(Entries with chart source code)

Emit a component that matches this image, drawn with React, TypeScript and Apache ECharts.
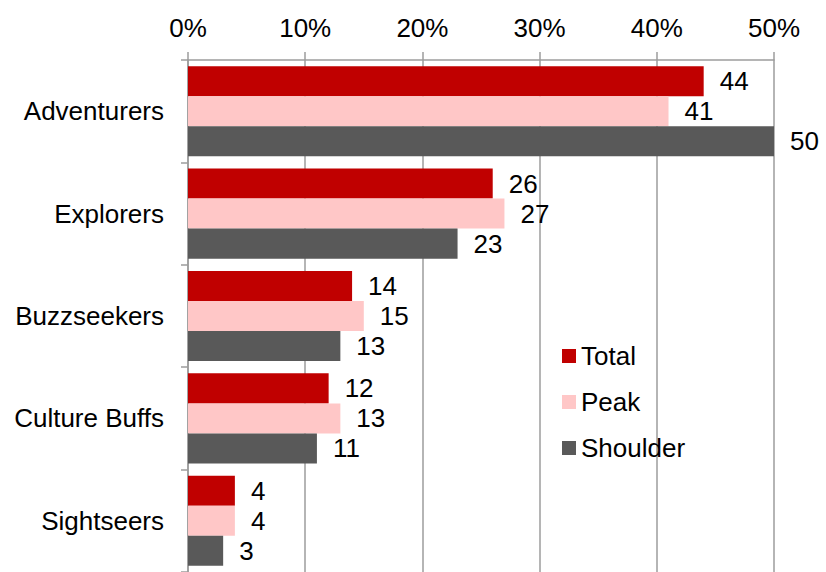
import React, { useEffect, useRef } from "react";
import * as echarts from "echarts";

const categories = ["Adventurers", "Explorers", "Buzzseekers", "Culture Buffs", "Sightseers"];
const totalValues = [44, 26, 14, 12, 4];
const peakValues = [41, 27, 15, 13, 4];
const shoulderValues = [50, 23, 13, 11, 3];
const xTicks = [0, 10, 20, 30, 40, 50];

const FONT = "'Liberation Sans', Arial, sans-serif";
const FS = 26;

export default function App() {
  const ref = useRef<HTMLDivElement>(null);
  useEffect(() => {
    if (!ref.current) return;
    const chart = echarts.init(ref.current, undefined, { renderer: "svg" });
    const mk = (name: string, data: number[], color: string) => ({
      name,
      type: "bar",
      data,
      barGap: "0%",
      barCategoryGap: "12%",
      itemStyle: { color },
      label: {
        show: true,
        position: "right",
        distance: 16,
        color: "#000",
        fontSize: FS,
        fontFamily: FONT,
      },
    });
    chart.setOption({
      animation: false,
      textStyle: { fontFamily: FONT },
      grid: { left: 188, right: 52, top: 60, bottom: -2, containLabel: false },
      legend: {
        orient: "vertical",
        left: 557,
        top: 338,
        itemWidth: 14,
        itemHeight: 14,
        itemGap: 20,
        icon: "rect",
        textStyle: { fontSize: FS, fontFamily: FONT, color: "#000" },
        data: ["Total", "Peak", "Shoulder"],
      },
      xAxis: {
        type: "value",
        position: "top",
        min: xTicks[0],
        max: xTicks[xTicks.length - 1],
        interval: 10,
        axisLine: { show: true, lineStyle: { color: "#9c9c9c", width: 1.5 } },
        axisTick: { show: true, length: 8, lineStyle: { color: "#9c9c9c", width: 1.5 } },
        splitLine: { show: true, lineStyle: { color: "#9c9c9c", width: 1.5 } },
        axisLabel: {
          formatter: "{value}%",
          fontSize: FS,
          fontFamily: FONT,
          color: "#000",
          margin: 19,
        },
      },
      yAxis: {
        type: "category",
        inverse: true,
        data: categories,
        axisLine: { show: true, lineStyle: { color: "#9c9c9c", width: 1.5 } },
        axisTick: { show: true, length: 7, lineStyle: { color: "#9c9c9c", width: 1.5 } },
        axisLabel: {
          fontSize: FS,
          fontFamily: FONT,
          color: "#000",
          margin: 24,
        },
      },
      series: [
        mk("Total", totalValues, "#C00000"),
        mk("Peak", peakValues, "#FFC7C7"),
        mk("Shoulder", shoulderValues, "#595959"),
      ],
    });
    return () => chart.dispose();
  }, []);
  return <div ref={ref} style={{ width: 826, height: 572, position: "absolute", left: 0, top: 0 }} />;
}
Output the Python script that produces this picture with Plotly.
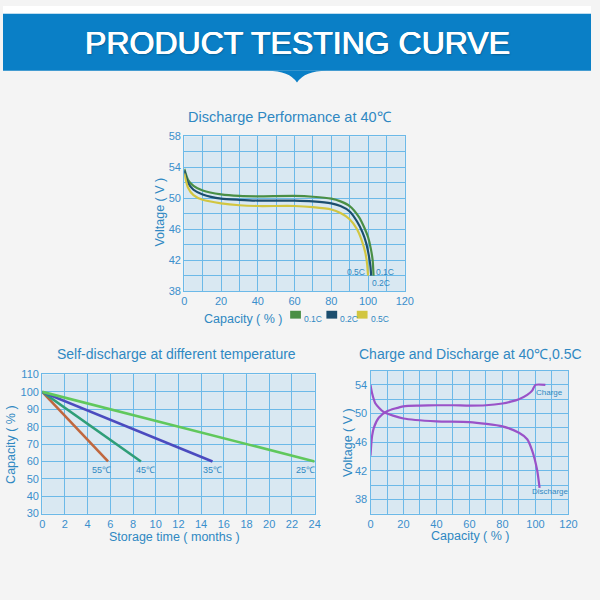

WHAT THIS TASK INVOLVES: Repeat the lines exactly as they stand, from the opening line of the data through the line with "const FS = 26;". Pictures stay out of the copy.

CORRECT RESPONSE:
Emit a component that matches this image, drawn with React, TypeScript and Apache ECharts.
import React, { useEffect, useRef } from "react";
import * as echarts from "echarts";

const categories = ["Adventurers", "Explorers", "Buzzseekers", "Culture Buffs", "Sightseers"];
const totalValues = [44, 26, 14, 12, 4];
const peakValues = [41, 27, 15, 13, 4];
const shoulderValues = [50, 23, 13, 11, 3];
const xTicks = [0, 10, 20, 30, 40, 50];

const FONT = "'Liberation Sans', Arial, sans-serif";
const FS = 26;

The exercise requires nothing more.